When you’re not overwhelmed by the constant action being given to you at alarming speeds, Fast X offers plenty of familiar and new areas of ridiculousness for you to enjoy. Perhaps the most notable of these is the inclusion of Jason Momoa as the franchise’s big new bad, a wildfire and completely unhinged creation who’s like if The Joker was a Looney Tunes character. Momoa more than understands the assignment of giving this increasingly silly franchise a villain that matches the overall heightened tone, and while his excessive over-the-top nature may take away some genuine intimidation – this is a character who is seen at various points dressed in flamboyant vinyl clothing, blowing raspberries and cackling maniacally like he’s Daffy Duck tormenting Elmer Fudd, and even paining the toenails of people he’s apparently just killed while wearing his long hair up in Princess Leia-esque buns – to say that Momoa is having the time of his life would be to undermine how much fun he is having here.
Everything else about Fast X is pretty much what you’d expect from one of these movies at this point, including (but not limited to) fast cars, CG explosions, stunt work that continuously defies gravity, monologues about family, and even the odd street race every now and then. Only here, it’s all been dialled up to well beyond eleven, and then threatens to go even further by ending things on a cliffhanger that promises even crazier stuff yet to come. It is quite possibly, out of an entire movie franchise that has completely embraced its status as an overblown action soap opera, the most Fast & Furious of the lot, which is to say utterly preposterous but never dull, and featuring several of its greatest hits yet still finding new ways to take itself to even more extreme levels.

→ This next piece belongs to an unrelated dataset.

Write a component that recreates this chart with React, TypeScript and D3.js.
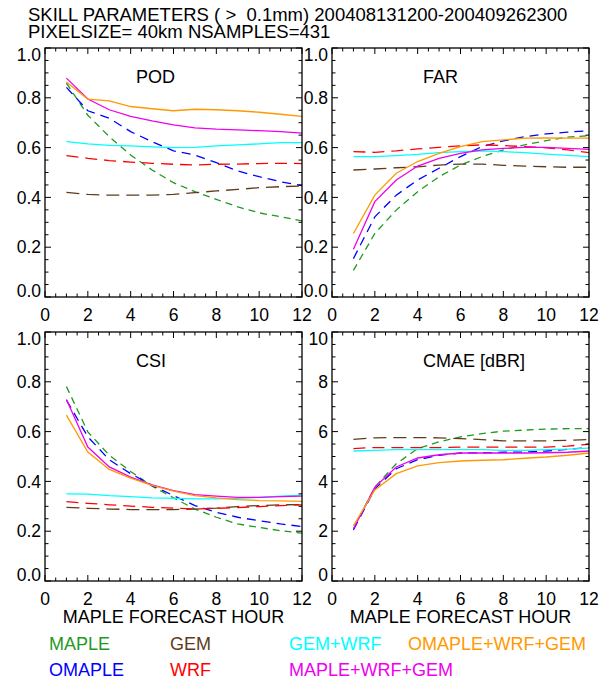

I can’t say it’s a great movie – the style is perhaps a bit too kinetic for my personal tastes, as it often is with a Louis Leterrier flick – but if your formerly comatose friend is confounded but oddly entertained by everything that happens in this impressively dumb series, then what’s to say that you too can’t just buckle up and enjoy the insanity of it all?
SO, TO SUM UP…
Fast X takes the expected preposterousness and over-the-top energy of the ongoing action franchise and takes it well beyond its limits, with director Louis Leterrier’s kinetic style and a hugely entertaining villain turn by Jason Momoa forming only part of the impressively ridiculous entertainment that might make this the most Fast & Furious movie of the lot.